U.K. lawmakers in Parliament’s upper chamber proposed adding a carbon target for power generation to energy legislation after an attempt in the lower house failed.
The plan by Nicholas Stern and Ronald Oxburgh, unaffiliated to any party, and Bryony Worthington, a member of the opposition Labour Party, would amend the proposed law to compel the government to set in 2014 a target to decarbonize the power industry by 2030. It will be debated today in the House of Lords.
“The U.K. needs to replace much of its electricity generation infrastructure within the next 15 years or so as old nuclear and fossil fuel power stations reach the end of their lives,” Stern said in an e-mailed statement. “A requirement within the energy bill to set an ambitious target next year to decarbonize the U.K. power sector by 2030, is affordable, responsible and good for growth.”
Manufacturers including Danish wind turbine maker Vestas Wind Systems A/S (VWS) and France’s nuclear reactor builder Areva SA (AREVA) say the target is needed to send a signal to investors that the government is committed to developing renewable power beyond 2020. The goal was recommended to the government by its own adviser, the Committee on Climate Change.
Instead of setting a goal as soon as possible, ministers included a provision in the law for a target to be set in 2016, after the U.K.’s fifth carbon budget has been set for the five years through 2032. The budgets set out how much carbon dioxide the U.K. can emit in five-year periods to help the country cut emissions by 80 percent in the six decades through 2050.
Labour and rebel members of the ruling Conservative and Liberal Democrat coalition failed in June to amend the bill to include a target when it was debated in the House of Commons.
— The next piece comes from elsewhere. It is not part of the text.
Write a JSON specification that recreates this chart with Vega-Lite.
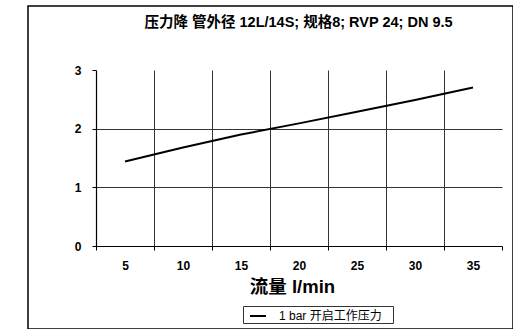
{
  "$schema": "https://vega.github.io/schema/vega-lite/v6.json",
  "width": 485,
  "height": 323,
  "autosize": {"type": "none"},
  "padding": {"left": 28, "top": 6, "right": 0, "bottom": 0},
  "background": "white",
  "title": {
    "text": "压力降  管外径 12L/14S; 规格8; RVP 24; DN 9.5",
    "font": "Liberation Sans, Noto Sans CJK SC, sans-serif",
    "fontSize": 14.5,
    "fontWeight": "bold",
    "color": "black",
    "anchor": "middle",
    "frame": "group",
    "dx": 28,
    "offset": -35,
    "baseline": "alphabetic"
  },
  "config": {
    "view": {"stroke": "black", "strokeWidth": 1.5},
    "font": "Liberation Sans, Noto Sans CJK SC, sans-serif"
  },
  "data": {
    "values": [
      {"flow": 5, "dp": 1.44, "series": "1 bar 开启工作压力"},
      {"flow": 10, "dp": 1.68, "series": "1 bar 开启工作压力"},
      {"flow": 15, "dp": 1.9, "series": "1 bar 开启工作压力"},
      {"flow": 20, "dp": 2.09, "series": "1 bar 开启工作压力"},
      {"flow": 25, "dp": 2.29, "series": "1 bar 开启工作压力"},
      {"flow": 30, "dp": 2.49, "series": "1 bar 开启工作压力"},
      {"flow": 35, "dp": 2.7, "series": "1 bar 开启工作压力"}
    ]
  },
  "resolve": {"axis": {"x": "independent"}},
  "layer": [
    {
      "mark": {"type": "line", "opacity": 0},
      "encoding": {
        "x": {
          "field": "flow",
          "type": "quantitative",
          "scale": {"domain": [2.5, 37.5], "range": [68, 474], "nice": false, "zero": false},
          "axis": {
            "orient": "top",
            "values": [7.5, 12.5, 17.5, 22.5, 27.5, 32.5],
            "labels": false,
            "ticks": false,
            "domain": false,
            "grid": true,
            "gridColor": "#333333",
            "gridWidth": 1,
            "title": null
          }
        },
        "y": {
          "field": "dp",
          "type": "quantitative",
          "scale": {"domain": [0, 3], "range": [240, 64], "nice": false, "zero": true},
          "axis": {
            "orient": "left",
            "offset": -68,
            "values": [0, 1, 2, 3],
            "format": "d",
            "labelFontSize": 12,
            "labelFontWeight": "bold",
            "labelColor": "black",
            "labelPadding": 11,
            "labelFlush": false,
            "domainColor": "black",
            "domainWidth": 1.2,
            "tickColor": "black",
            "tickSize": 4,
            "grid": true,
            "gridColor": "#333333",
            "gridWidth": 1,
            "gridOpacity": {"condition": {"test": "datum.value === 1 || datum.value === 2", "value": 1}, "value": 0},
            "title": null
          }
        }
      }
    },
    {
      "mark": {"type": "line", "strokeWidth": 2},
      "encoding": {
        "x": {
          "field": "flow",
          "type": "quantitative",
          "axis": {
            "orient": "bottom",
            "offset": -83,
            "values": [2.5, 5, 7.5, 10, 12.5, 15, 17.5, 20, 22.5, 25, 27.5, 30, 32.5, 35, 37.5],
            "labelExpr": "datum.value % 5 === 0 ? datum.label : ''",
            "labelFontSize": 12,
            "labelFontWeight": "bold",
            "labelColor": "black",
            "labelPadding": 10,
            "labelFlush": false,
            "labelOverlap": false,
            "domainColor": "black",
            "domainWidth": 1.2,
            "tickColor": "black",
            "tickSize": 4,
            "tickOpacity": {"condition": {"test": "datum.value % 5 === 0", "value": 0}, "value": 1},
            "grid": false,
            "title": "流量 l/min",
            "titleFontSize": 18.5,
            "titleFontWeight": "bold",
            "titleColor": "black",
            "titlePadding": 6,
            "titleX": 264
          }
        },
        "y": {
          "field": "dp",
          "type": "quantitative",
          "axis": {
            "orient": "left",
            "offset": -68,
            "values": [0, 1, 2, 3],
            "format": "d",
            "labelFontSize": 12,
            "labelFontWeight": "bold",
            "labelColor": "black",
            "labelPadding": 11,
            "labelFlush": false,
            "domainColor": "black",
            "domainWidth": 1.2,
            "tickColor": "black",
            "tickSize": 4,
            "grid": true,
            "gridColor": "#333333",
            "gridWidth": 1,
            "gridOpacity": {"condition": {"test": "datum.value === 1 || datum.value === 2", "value": 1}, "value": 0},
            "title": null
          }
        },
        "color": {
          "field": "series",
          "type": "nominal",
          "scale": {"range": ["black"]},
          "legend": {
            "orient": "none",
            "legendX": 215,
            "legendY": 300,
            "title": "\u00a0",
            "titleOrient": "right",
            "titlePadding": 10,
            "titleFontSize": 11,
            "direction": "horizontal",
            "strokeColor": "#333333",
            "fillColor": "white",
            "padding": 1,
            "symbolOffset": 5,
            "symbolType": "stroke",
            "symbolSize": 256,
            "symbolStrokeWidth": 2,
            "symbolStrokeColor": "black",
            "labelOffset": 12,
            "labelFontSize": 12,
            "labelColor": "black"
          }
        }
      }
    }
  ]
}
The bill, introduced to Parliament 11 months ago, seeks to stimulate 110 billion pounds ($178 billion) of investment in power stations and the electricity grid, needed as aging generators retire from service.
A “target could unlock billions of pounds of private investment in the U.K. power sector, generating a much-needed and sustainable boost to economic growth, and providing the extra capacity necessary to keep the lights on,” Stern said.